Montreal’s McCord Museum dates this image at “probably 1916,” and notes that it’s from the collection of Wm. Notman & Son. The bilingual museum “actively enriches its collections through donations of objects, photographs and documents, illustrating life in Montreal, Quebec and Canada.”
Titled “Young women posing in swimsuits on sand dune,” this image comes courtesy of the State Archives of Florida. The photographer and date are unknown, though it’s probably somewhere in the late 1940s or early 1950s.
According to Florida Memory, the “Sarasota Sun-Debs organized in 1949. Girls participating were used in beach pictures distributed locally & nationally. All of the girls received basic modeling training.”
They were photographed by Joseph Janney Steinmetz, who “was a world-renowned commercial photographer whose images appeared in such publications as The Saturday Evening Post, Life, Look, Time, Holiday, Collier’s, and Town and Country. His work has been referred to as ‘an American social history,’ which documented diverse scenes of American life from affluent northeasterners to middle-class Floridians.”
The Sun-Debs were instructed by ballet dancers and other performers, and were “taught to sit gracefully” during their training sessions at Lido Beach.
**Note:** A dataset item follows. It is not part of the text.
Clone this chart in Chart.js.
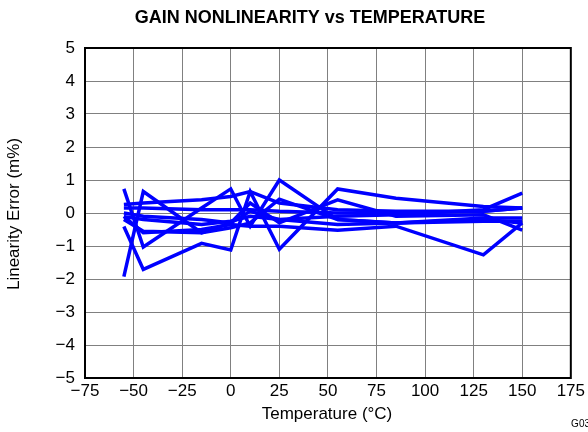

These three images are all courtesy of the Florida State Archive, Florida Memory.
“Miss Watts running on Bondi Beach with a dog, New South Wales, 1925,” via photographer M. H. Robinson. According to the National Library of Australian, the photo’s title was “devised by cataloguer based on inscription on slide.; Part of the collection: Norman Ellison collection of lantern slides.; Inscriptions: “Miss Watts, Bondi. M.R. Sydney Sept 1925″–In pencil above and below image.”
The University of Washington calls this one “Three girls and one boy on logs in swimsuits, probably Washington State, ca. 1929-1932,” which seems like an accurate title. The photographer is Vern C. Gorst, whose photographs documented “Pacific Northwest events between 1929 and 1932,” including “images of events such as Coupeville’s Indian Water Festival, the Ben Paris Fishing Derby, girls modeling spruce bathing suits to promote Hoquiam, Washington’s wood week, and the making of the world’s largest omelet in Chehalis, Washington in 1921.”
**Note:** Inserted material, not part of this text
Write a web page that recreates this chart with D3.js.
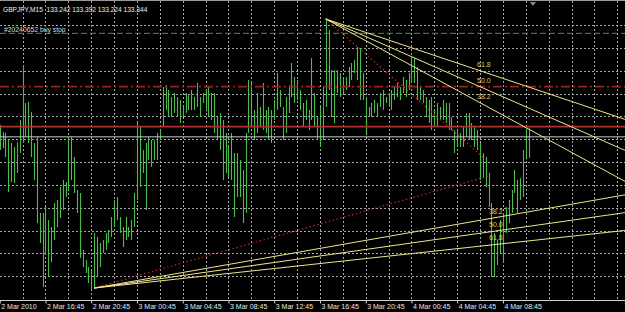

He was a prospector and a self-taught pilot; photography was a side-project for Gorst.
The State Library of Newbrunswick provides this photo, “Women in bathing suits on Collaroy Beach, 1908,” which has been repurposed many times. The women were photographed by Colin Caird.
This sweet photo gets some extra context from the National Library of Scotland, who note that the photo, whose original inscription called it “A British Tommy interests himself in the happiness of the kiddies on the sands at a French coast resort,” is missing piece from the historical dialogue of WW1. From the NLS:
“French children playing with a British soldier on a beach, France, during World War I. Dressed in the long and stripy swimsuits that were traditional in this era, these French children are enjoying playing in the water with a British soldier. After taking part in fighting at the front line, this peaceful experience of playing around with children on a beach at a French resort, may have been a rather strange feeling for the soldier involved.
Apart from the chilling stories concerning the atrocities that German troops were alleged to have committed at the start of the war, most of the history regarding ‘the war to end all wars’ tends to focus on the theatres of war, rather than exploring the civilian viewpoint. This chorus of missing civilian voices is especially noticeable in the seemingly unexplored area of how the British troops and French civilians treated one another, and it would be interesting to learn what general attitudes existed within these two groups, especially what French children thought about the war and soldiers.”
Another addition from the University of Washington, this photo is called “Women in bathing costumes in Pacific Ocean at Moclips, August 23, 1913.” It’s noted that the women may have been mountaineers, taking a dip after a long climb. The photographer is unknown.
Even nuns enjoy the shore, it seems. “Wading nuns on the beach near Zandvoort, Holland,” comes from the National Archive of the Netherlands, who know neither the date, nor the photographer of this photo.